Summary and implications
The English Patents Court has just handed down a significant judgment that determines the priority date that should be given to a patent.1 This is important because it will determine the relevant prior art that can be deployed against the patent, with potentially dramatic results in fields where there is rapid technical change – life sciences and high-technology in particular.
We expect that:
- Great attention will now be given to patents that may be susceptible to priority attacks, as this can radically broaden the available prior art to the detriment of the patent in question. In practice there are likely to be many granted patents where the patentee's approach has been to get in the priority rights after filing, rather than beforehand.
- As this priority issue is binary, the Patents Court will readily strike down a claim to an earlier priority date if there is no clear entitlement to it.
- Extra attention will now need to be given to potential priority issues in corporate and licensing transactions. This may have consequences on indemnities, warranties, and on valuations.
This issue arose in the context of litigation between Edwards Lifesciences and Cook Biotech on the revocation of a patent for Cook's artificial heart valve. The disputed claim to priority was a matter of importance because, if priority was lost, a particularly significant scientific paper published between the original US priority application and the later PCT international application became relevant prior art.
The original US application was filed in the names of three individuals, all as joint inventors. Only one of these was an employee of Cook at the time the invention was made. The others were not.

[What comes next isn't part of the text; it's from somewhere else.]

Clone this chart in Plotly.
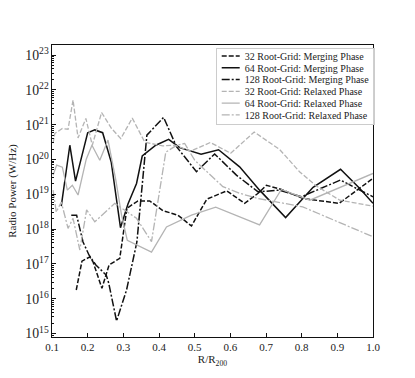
import plotly.graph_objects as go
import numpy as np

# R/R200 and log10(P) for each run
r_m32 = [0.168, 0.184, 0.206, 0.215, 0.240, 0.260, 0.290, 0.310, 0.341, 0.374, 0.411, 0.453,
         0.491, 0.534, 0.590, 0.640, 0.678, 0.701, 0.743, 0.804, 0.905, 0.972, 1.0]
p_m32 = [16.25, 17.08, 17.20, 17.06, 16.30, 16.97, 17.16, 18.60, 18.81, 18.81, 18.53, 18.40,
         18.09, 18.86, 19.10, 18.74, 19.03, 19.26, 19.14, 18.88, 18.74, 19.24, 19.46]

r_m64 = [0.126, 0.150, 0.166, 0.200, 0.220, 0.242, 0.266, 0.292, 0.313, 0.337, 0.353, 0.391,
         0.427, 0.458, 0.518, 0.567, 0.626, 0.682, 0.755, 0.832, 0.909, 0.963, 1.0]
p_m64 = [18.66, 20.41, 19.38, 20.77, 20.85, 20.77, 19.93, 18.04, 18.72, 19.31, 20.10, 20.41,
         20.58, 20.34, 20.15, 20.28, 19.79, 19.12, 18.33, 19.20, 19.72, 19.17, 18.74]

r_m128 = [0.154, 0.169, 0.187, 0.204, 0.223, 0.252, 0.259, 0.281, 0.309, 0.338, 0.366, 0.413,
          0.449, 0.505, 0.556, 0.617, 0.678, 0.738, 0.799, 0.909, 0.963, 1.0]
p_m128 = [18.40, 18.40, 17.63, 17.25, 16.97, 16.68, 16.45, 15.36, 16.25, 17.63, 20.70, 21.21,
          20.37, 19.65, 20.16, 19.55, 19.07, 19.12, 18.93, 19.41, 19.12, 18.93]

r_r32 = [0.103, 0.108, 0.129, 0.145, 0.159, 0.173, 0.195, 0.213, 0.239, 0.267, 0.293, 0.325,
         0.360, 0.410, 0.444, 0.489, 0.544, 0.601, 0.667, 0.738, 0.794, 0.841, 0.907, 1.0]
p_r32 = [20.47, 20.75, 20.89, 20.87, 21.71, 20.62, 21.18, 20.41, 21.35, 20.89, 20.60, 21.19,
         20.50, 20.39, 20.41, 20.24, 20.49, 20.18, 20.79, 20.29, 19.65, 19.24, 18.83, 18.66]

r_r64 = [0.103, 0.113, 0.129, 0.143, 0.157, 0.173, 0.196, 0.212, 0.234, 0.257, 0.279, 0.295,
         0.311, 0.379, 0.421, 0.491, 0.559, 0.617, 0.682, 0.743, 0.823, 1.0]
p_r64 = [19.55, 19.84, 19.78, 19.12, 19.26, 18.98, 20.01, 20.41, 19.98, 20.56, 19.41, 18.40,
         17.68, 17.34, 18.06, 18.40, 18.63, 18.40, 18.12, 19.14, 18.83, 19.60]

r_r128 = [0.103, 0.112, 0.126, 0.145, 0.159, 0.178, 0.197, 0.220, 0.276, 0.337, 0.379, 0.419,
          0.450, 0.472, 0.500, 0.579, 0.626, 0.678, 0.803, 1.0]
p_r128 = [19.12, 18.49, 18.78, 18.02, 18.31, 17.40, 18.55, 18.21, 18.74, 18.31, 17.64, 20.21,
          20.41, 20.46, 19.98, 19.22, 19.03, 18.88, 18.64, 17.78]

names = ["32 Root-Grid: Merging Phase", "64 Root-Grid: Merging Phase", "128 Root-Grid: Merging Phase",
         "32 Root-Grid: Relaxed Phase", "64 Root-Grid: Relaxed Phase", "128 Root-Grid: Relaxed Phase"]

black = "#111111"
grey = "#b4b4b4"
dashed = "5px,2px"
dashdot = "8px,2px,2px,2px"

series = [
    (r_m32, p_m32, black, dashed, 1.5),
    (r_m64, p_m64, black, "solid", 1.5),
    (r_m128, p_m128, black, dashdot, 1.5),
    (r_r32, p_r32, grey, dashed, 1.3),
    (r_r64, p_r64, grey, "solid", 1.3),
    (r_r128, p_r128, grey, dashdot, 1.3),
]

fig = go.Figure()
for name, (r, p, col, dash, w) in zip(names, series):
    fig.add_trace(go.Scatter(
        x=r, y=10 ** np.array(p), mode="lines", name=name,
        line=dict(color=col, dash=dash, width=w),
    ))

font = "Liberation Serif, Times New Roman, serif"
fig.update_layout(
    width=415, height=378,
    margin=dict(l=52, r=42, t=45, b=41),
    paper_bgcolor="white", plot_bgcolor="white",
    font=dict(family=font, size=11, color="#222"),
    showlegend=True,
    legend=dict(
        x=0.51, y=0.99, xanchor="left", yanchor="top",
        bgcolor="rgba(255,255,255,0.8)", bordercolor="#cccccc", borderwidth=1,
        font=dict(family=font, size=10, color="#222"),
        tracegroupgap=0,
    ),
)
fig.update_xaxes(
    range=[0.1, 1.0], dtick=0.1, tickformat=".1f",
    showline=True, linecolor="#111", linewidth=1.2, mirror=True,
    ticks="inside", ticklen=4, tickcolor="#111", showgrid=False, zeroline=False,
    title=dict(text="R/R<sub>200</sub>", font=dict(size=11), standoff=2),
)
fig.update_yaxes(
    type="log", range=[14.9, 23.29], dtick=1, exponentformat="power",
    showline=True, linecolor="#111", linewidth=1.2, mirror=True,
    ticks="inside", ticklen=4, tickcolor="#111", showgrid=False, zeroline=False,
    minor=dict(ticks="inside", ticklen=2, tickcolor="#111", dtick="D1", showgrid=False),
    title=dict(text="Radio Power (W/Hz)", font=dict(size=11), standoff=6),
)

# tighten the legend rows (matplotlib-like spacing) and drop the page margin
post = """
document.body.style.margin = '0';
var gd = document.getElementById('{plot_id}');
function tightLegend() {
  var lg = gd.querySelector('g.legend');
  if (!lg) return;
  var bg = lg.querySelector('rect.bg');
  var rows = lg.querySelectorAll('g.traces');
  if (!bg || !rows.length) return;
  var bgTop = bg.getCTM().f + parseFloat(bg.getAttribute('y') || 0);
  var parTop = rows[0].parentNode.getCTM().f;
  var wmax = 0;
  for (var i = 0; i < rows.length; i++) {
    var t = rows[i];
    var m = /translate\\(([-\\d.]+)/.exec(t.getAttribute('transform') || '');
    var x0 = m ? parseFloat(m[1]) : 0;
    t.setAttribute('transform', 'translate(' + x0 + ',' + (bgTop - parTop + 7.5 + i * 11.8) + ')');
    var p = t.querySelector('path.js-line');
    if (p) p.setAttribute('d', 'M5,0h18');
    var tx = t.querySelector('text.legendtext');
    if (tx) {
      tx.setAttribute('x', 28);
      wmax = Math.max(wmax, tx.getComputedTextLength());
    }
  }
  bg.setAttribute('height', 7.5 + rows.length * 11.8 - 2);
  bg.setAttribute('width', wmax + 34);
}
tightLegend();
gd.on && gd.on('plotly_afterplot', tightLegend);
setTimeout(tightLegend, 50);
"""
fig.write_html("out.html", post_script=post, config={"displayModeBar": False})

The later PCT application was filed in the name of Cook, but when filed the only interest Cook had in the invention was as the employer of one of the three co-inventors. The other two inventors subsequently assigned
their rights to Cook nearly two years later; this was after the PCT had been filed but before grant of the litigated patent.
This kind of priority dispute is an unusual one, and depends upon the correct interpretation of Article 4 of the Paris Convention (Stockholm revision). This specifies that a person is to enjoy a right of priority if he has filed a relevant application for a patent or if he is the successor in title to such a person (i.e. in the context of a patent this must mean successor in title to the invention).
Cook argued that its claim to priority was a good one because (i) it had acquired all rights in the invention before the relevant patent was granted, and (ii) it had in any event always owned a third of the rights through its employee as one of the co-inventors.
Edwards argued that this was incorrect because the right of priority may only be enjoyed by the person who filed the priority application or his successor in title as at the date the right to priority is claimed. Because on the relevant date that was Cook jointly with the two individuals and not Cook alone, Cook was not entitled to the whole right to priority.
The Patents Court held that the effect of Article 4 was clear.
- A person who files a patent application for an invention can claim priority only if he himself filed the earlier application from which priority is claimed, or if he is the successor in title to the person who filed that earlier application. If he is neither of these then he cannot claim priority.
- Moreover, his position is not improved if he subsequently acquires title to the invention. It remains the case that he was not entitled to the right to priority when he filed the later application. Any other interpretation would introduce uncertainty and the risk of unfairness to third parties.
- The alternative argument run by Cook was that it always owned its employee's interest in the invention and that was sufficient. As the US application was filed in the names of the three joint inventors, it was not filed by the employee alone and therefore he was not "a person" who had "duly filed an application for a patent" within the meaning of Article 4A(1). The Patents Court therefore held that the patent was not entitled to the earlier priority. The result was therefore that the potentially important scientific paper became materially relevant, and indeed was one of the pieces of prior art against which the patent was held to be obvious.
It should be noted that the EPO Board of Appeal has adopted the same approach to the interpretation of Article 87 EPC in two cases: J 0019/87 and T 0062/05.
The Patents Court's approach on Cook's alternative argument (employee-based ownership of an interest) is consistent with the EPO Board of Appeal in case T 0788/05.